> **RECORDS SHOWN**
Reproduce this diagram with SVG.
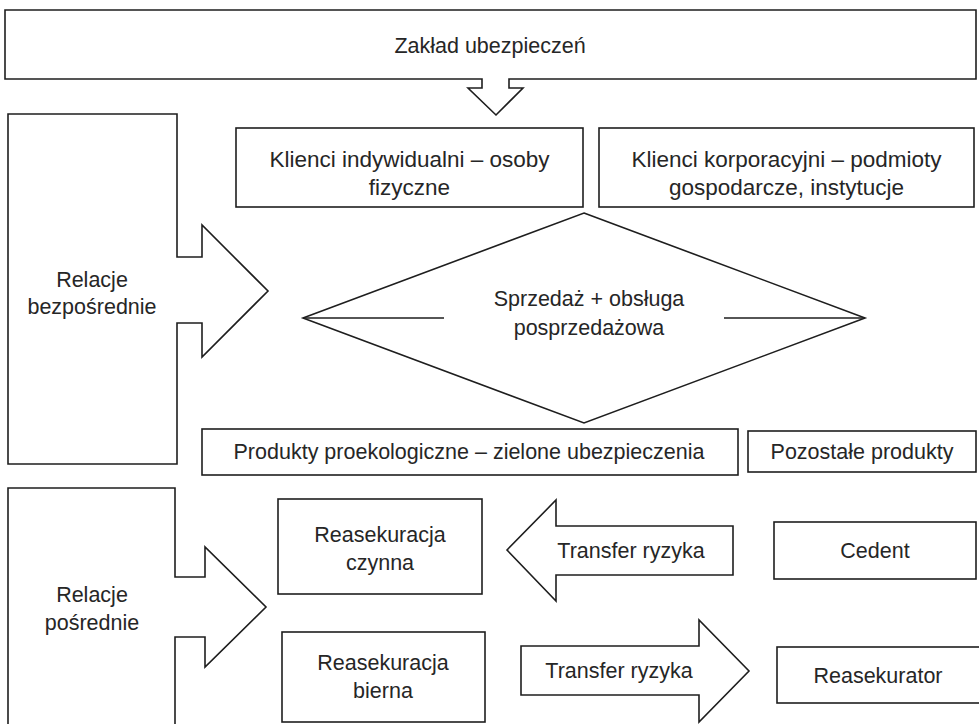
* * *
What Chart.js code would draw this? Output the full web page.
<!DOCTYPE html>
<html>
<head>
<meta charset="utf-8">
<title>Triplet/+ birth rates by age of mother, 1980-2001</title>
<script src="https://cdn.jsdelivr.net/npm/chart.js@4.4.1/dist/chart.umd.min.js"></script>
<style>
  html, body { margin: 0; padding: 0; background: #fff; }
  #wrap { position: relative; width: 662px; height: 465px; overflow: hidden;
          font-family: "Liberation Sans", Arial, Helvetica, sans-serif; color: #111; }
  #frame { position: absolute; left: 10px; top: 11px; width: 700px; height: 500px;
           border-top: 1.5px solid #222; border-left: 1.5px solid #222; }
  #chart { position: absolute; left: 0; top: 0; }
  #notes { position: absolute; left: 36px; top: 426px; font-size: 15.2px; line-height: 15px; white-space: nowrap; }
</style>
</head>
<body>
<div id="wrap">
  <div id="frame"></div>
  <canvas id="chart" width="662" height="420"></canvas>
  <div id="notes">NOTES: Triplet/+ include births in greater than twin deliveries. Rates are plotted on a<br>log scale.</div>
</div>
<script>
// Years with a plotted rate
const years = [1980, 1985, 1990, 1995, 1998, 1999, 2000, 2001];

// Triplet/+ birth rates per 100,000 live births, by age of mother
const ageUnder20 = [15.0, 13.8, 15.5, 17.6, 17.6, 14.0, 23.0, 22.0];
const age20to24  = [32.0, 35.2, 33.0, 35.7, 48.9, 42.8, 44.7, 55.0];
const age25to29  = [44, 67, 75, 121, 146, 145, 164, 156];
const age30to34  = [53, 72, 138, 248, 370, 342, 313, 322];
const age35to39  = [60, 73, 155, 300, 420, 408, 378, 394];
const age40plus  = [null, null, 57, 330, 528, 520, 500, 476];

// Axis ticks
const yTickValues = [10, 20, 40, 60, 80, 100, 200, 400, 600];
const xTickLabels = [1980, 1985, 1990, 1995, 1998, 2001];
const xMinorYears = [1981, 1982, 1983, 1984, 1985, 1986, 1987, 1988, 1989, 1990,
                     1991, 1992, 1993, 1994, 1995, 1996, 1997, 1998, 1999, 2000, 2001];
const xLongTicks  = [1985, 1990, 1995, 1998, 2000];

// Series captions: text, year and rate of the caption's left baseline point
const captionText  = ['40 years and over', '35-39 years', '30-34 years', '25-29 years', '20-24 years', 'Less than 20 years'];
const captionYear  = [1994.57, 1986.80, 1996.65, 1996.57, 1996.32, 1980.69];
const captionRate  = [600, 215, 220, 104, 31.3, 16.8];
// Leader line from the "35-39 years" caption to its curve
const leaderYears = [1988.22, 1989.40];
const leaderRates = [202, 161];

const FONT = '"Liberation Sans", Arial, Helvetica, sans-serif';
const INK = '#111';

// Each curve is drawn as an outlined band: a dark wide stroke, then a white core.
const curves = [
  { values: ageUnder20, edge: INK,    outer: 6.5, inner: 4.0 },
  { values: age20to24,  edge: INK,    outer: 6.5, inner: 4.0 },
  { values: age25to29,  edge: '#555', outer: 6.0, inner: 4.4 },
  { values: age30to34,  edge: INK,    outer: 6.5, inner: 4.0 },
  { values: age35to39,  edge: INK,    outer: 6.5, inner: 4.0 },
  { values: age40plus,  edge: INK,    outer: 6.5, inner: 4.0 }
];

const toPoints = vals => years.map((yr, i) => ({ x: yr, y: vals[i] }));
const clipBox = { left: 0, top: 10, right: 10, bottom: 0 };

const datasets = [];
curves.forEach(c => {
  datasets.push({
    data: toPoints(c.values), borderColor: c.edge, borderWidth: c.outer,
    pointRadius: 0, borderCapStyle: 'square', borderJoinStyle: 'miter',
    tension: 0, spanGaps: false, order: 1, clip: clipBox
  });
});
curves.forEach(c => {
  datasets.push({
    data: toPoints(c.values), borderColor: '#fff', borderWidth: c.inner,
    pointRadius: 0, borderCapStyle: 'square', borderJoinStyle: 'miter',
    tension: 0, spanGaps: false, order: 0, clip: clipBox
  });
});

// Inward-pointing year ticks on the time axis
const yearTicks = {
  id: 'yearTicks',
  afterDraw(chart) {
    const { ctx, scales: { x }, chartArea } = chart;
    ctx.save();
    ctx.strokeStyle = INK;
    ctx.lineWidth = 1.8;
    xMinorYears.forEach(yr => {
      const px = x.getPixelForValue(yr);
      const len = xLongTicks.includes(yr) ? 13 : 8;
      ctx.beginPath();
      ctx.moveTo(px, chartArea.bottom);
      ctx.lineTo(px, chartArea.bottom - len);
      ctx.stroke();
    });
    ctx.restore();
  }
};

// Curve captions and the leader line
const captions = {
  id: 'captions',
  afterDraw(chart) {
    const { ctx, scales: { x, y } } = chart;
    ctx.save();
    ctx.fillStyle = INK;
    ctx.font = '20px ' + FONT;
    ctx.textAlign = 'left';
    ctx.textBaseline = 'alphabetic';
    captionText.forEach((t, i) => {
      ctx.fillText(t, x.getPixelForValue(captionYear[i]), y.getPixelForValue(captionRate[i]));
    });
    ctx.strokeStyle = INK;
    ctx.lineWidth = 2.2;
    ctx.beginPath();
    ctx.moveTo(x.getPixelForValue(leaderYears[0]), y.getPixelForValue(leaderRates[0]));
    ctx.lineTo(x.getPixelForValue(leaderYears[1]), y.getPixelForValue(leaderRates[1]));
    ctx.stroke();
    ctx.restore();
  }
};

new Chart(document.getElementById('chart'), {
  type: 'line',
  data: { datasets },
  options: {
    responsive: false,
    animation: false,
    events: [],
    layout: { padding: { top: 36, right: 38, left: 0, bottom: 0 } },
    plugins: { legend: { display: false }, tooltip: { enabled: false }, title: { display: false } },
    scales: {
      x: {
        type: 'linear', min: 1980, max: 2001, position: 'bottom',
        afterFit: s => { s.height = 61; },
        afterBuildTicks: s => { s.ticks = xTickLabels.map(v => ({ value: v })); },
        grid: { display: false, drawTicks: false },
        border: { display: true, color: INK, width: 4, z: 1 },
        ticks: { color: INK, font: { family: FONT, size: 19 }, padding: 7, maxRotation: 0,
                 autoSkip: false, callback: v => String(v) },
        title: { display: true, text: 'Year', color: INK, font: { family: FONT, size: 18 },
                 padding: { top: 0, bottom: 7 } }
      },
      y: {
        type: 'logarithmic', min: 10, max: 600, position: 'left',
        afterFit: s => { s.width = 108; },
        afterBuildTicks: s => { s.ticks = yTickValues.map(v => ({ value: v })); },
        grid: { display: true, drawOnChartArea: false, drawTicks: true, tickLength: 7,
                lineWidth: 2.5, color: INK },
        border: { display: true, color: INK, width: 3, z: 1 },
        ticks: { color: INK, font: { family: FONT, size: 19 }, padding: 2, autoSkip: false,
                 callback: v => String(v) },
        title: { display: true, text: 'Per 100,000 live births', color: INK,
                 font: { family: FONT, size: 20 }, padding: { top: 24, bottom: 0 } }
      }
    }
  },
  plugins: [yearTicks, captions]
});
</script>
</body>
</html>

> **THE EXERCISE**
Taking the lines above, repeat exactly those from the line that contains "What Chart.js code" through the line that contains "const years = [1980, 1985, 1990, 1995, 1998, 1999, 2000, 2001];", and both of those lines as well. Include nothing else.

> **REPLY TO THE TASK**
What Chart.js code would draw this? Output the full web page.
<!DOCTYPE html>
<html>
<head>
<meta charset="utf-8">
<title>Triplet/+ birth rates by age of mother, 1980-2001</title>
<script src="https://cdn.jsdelivr.net/npm/chart.js@4.4.1/dist/chart.umd.min.js"></script>
<style>
  html, body { margin: 0; padding: 0; background: #fff; }
  #wrap { position: relative; width: 662px; height: 465px; overflow: hidden;
          font-family: "Liberation Sans", Arial, Helvetica, sans-serif; color: #111; }
  #frame { position: absolute; left: 10px; top: 11px; width: 700px; height: 500px;
           border-top: 1.5px solid #222; border-left: 1.5px solid #222; }
  #chart { position: absolute; left: 0; top: 0; }
  #notes { position: absolute; left: 36px; top: 426px; font-size: 15.2px; line-height: 15px; white-space: nowrap; }
</style>
</head>
<body>
<div id="wrap">
  <div id="frame"></div>
  <canvas id="chart" width="662" height="420"></canvas>
  <div id="notes">NOTES: Triplet/+ include births in greater than twin deliveries. Rates are plotted on a<br>log scale.</div>
</div>
<script>
// Years with a plotted rate
const years = [1980, 1985, 1990, 1995, 1998, 1999, 2000, 2001];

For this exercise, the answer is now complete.